> _Problem to work on_
Reproduce all the material exactly, minus any pictures it holds.

> _Given information_
»»

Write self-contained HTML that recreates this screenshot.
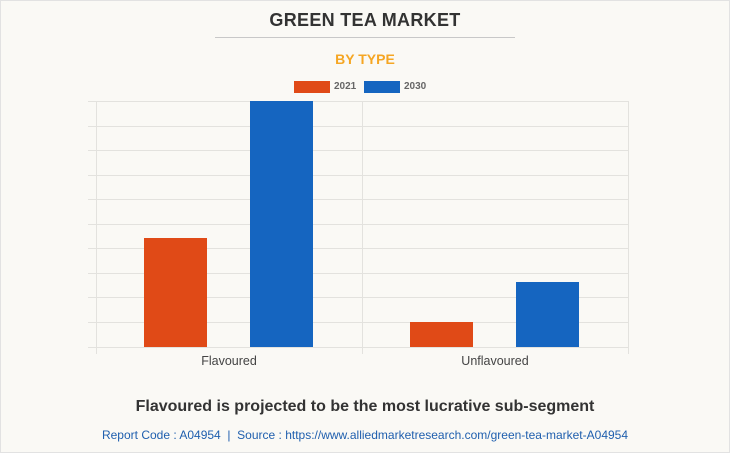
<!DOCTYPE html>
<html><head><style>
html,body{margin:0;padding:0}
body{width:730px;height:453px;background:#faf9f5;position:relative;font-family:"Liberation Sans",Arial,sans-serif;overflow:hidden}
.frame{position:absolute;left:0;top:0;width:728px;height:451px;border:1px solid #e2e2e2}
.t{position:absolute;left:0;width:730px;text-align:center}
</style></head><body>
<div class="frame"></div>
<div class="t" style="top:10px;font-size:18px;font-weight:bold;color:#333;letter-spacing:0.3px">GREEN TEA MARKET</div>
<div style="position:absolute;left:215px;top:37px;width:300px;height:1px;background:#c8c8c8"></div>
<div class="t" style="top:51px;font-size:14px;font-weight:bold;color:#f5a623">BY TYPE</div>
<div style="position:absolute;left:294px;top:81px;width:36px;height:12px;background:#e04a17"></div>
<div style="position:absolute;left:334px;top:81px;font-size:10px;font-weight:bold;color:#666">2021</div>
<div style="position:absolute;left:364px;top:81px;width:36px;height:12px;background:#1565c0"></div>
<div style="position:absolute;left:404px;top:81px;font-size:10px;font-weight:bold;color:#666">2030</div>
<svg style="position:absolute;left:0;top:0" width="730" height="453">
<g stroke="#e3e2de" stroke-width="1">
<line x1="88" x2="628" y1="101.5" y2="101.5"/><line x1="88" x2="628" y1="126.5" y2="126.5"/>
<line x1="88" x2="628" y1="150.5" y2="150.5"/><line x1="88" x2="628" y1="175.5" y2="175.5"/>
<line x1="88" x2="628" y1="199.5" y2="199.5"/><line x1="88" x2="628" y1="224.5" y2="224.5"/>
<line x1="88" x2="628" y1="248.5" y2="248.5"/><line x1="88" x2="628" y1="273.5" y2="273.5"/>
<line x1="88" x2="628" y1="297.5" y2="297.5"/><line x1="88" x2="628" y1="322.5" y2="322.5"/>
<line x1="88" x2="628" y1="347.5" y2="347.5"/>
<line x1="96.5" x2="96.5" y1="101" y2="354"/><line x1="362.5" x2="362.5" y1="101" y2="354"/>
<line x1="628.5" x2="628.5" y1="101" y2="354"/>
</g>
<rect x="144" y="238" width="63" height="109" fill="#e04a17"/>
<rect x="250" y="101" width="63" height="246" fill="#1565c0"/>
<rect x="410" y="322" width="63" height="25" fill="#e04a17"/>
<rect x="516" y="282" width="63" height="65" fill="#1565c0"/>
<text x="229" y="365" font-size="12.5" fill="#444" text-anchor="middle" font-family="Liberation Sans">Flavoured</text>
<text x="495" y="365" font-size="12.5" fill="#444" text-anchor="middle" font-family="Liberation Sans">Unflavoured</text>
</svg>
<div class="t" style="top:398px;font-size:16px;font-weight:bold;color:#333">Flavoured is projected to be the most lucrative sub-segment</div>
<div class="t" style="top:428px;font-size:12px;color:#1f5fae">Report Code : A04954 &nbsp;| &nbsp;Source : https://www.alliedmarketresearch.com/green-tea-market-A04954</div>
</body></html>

««

> _Task answer_
Write self-contained HTML that recreates this screenshot.
<!DOCTYPE html>
<html><head><style>
html,body{margin:0;padding:0}
body{width:730px;height:453px;background:#faf9f5;position:relative;font-family:"Liberation Sans",Arial,sans-serif;overflow:hidden}
.frame{position:absolute;left:0;top:0;width:728px;height:451px;border:1px solid #e2e2e2}
.t{position:absolute;left:0;width:730px;text-align:center}
</style></head><body>
<div class="frame"></div>
<div class="t" style="top:10px;font-size:18px;font-weight:bold;color:#333;letter-spacing:0.3px">GREEN TEA MARKET</div>
<div style="position:absolute;left:215px;top:37px;width:300px;height:1px;background:#c8c8c8"></div>
<div class="t" style="top:51px;font-size:14px;font-weight:bold;color:#f5a623">BY TYPE</div>
<div style="position:absolute;left:294px;top:81px;width:36px;height:12px;background:#e04a17"></div>
<div style="position:absolute;left:334px;top:81px;font-size:10px;font-weight:bold;color:#666">2021</div>
<div style="position:absolute;left:364px;top:81px;width:36px;height:12px;background:#1565c0"></div>
<div style="position:absolute;left:404px;top:81px;font-size:10px;font-weight:bold;color:#666">2030</div>
<svg style="position:absolute;left:0;top:0" width="730" height="453">
<g stroke="#e3e2de" stroke-width="1">
<line x1="88" x2="628" y1="101.5" y2="101.5"/><line x1="88" x2="628" y1="126.5" y2="126.5"/>
<line x1="88" x2="628" y1="150.5" y2="150.5"/><line x1="88" x2="628" y1="175.5" y2="175.5"/>
<line x1="88" x2="628" y1="199.5" y2="199.5"/><line x1="88" x2="628" y1="224.5" y2="224.5"/>
<line x1="88" x2="628" y1="248.5" y2="248.5"/><line x1="88" x2="628" y1="273.5" y2="273.5"/>
<line x1="88" x2="628" y1="297.5" y2="297.5"/><line x1="88" x2="628" y1="322.5" y2="322.5"/>
<line x1="88" x2="628" y1="347.5" y2="347.5"/>
<line x1="96.5" x2="96.5" y1="101" y2="354"/><line x1="362.5" x2="362.5" y1="101" y2="354"/>
<line x1="628.5" x2="628.5" y1="101" y2="354"/>
</g>
<rect x="144" y="238" width="63" height="109" fill="#e04a17"/>
<rect x="250" y="101" width="63" height="246" fill="#1565c0"/>
<rect x="410" y="322" width="63" height="25" fill="#e04a17"/>
<rect x="516" y="282" width="63" height="65" fill="#1565c0"/>
<text x="229" y="365" font-size="12.5" fill="#444" text-anchor="middle" font-family="Liberation Sans">Flavoured</text>
<text x="495" y="365" font-size="12.5" fill="#444" text-anchor="middle" font-family="Liberation Sans">Unflavoured</text>
</svg>
<div class="t" style="top:398px;font-size:16px;font-weight:bold;color:#333">Flavoured is projected to be the most lucrative sub-segment</div>
<div class="t" style="top:428px;font-size:12px;color:#1f5fae">Report Code : A04954 &nbsp;| &nbsp;Source : https://www.alliedmarketresearch.com/green-tea-market-A04954</div>
</body></html>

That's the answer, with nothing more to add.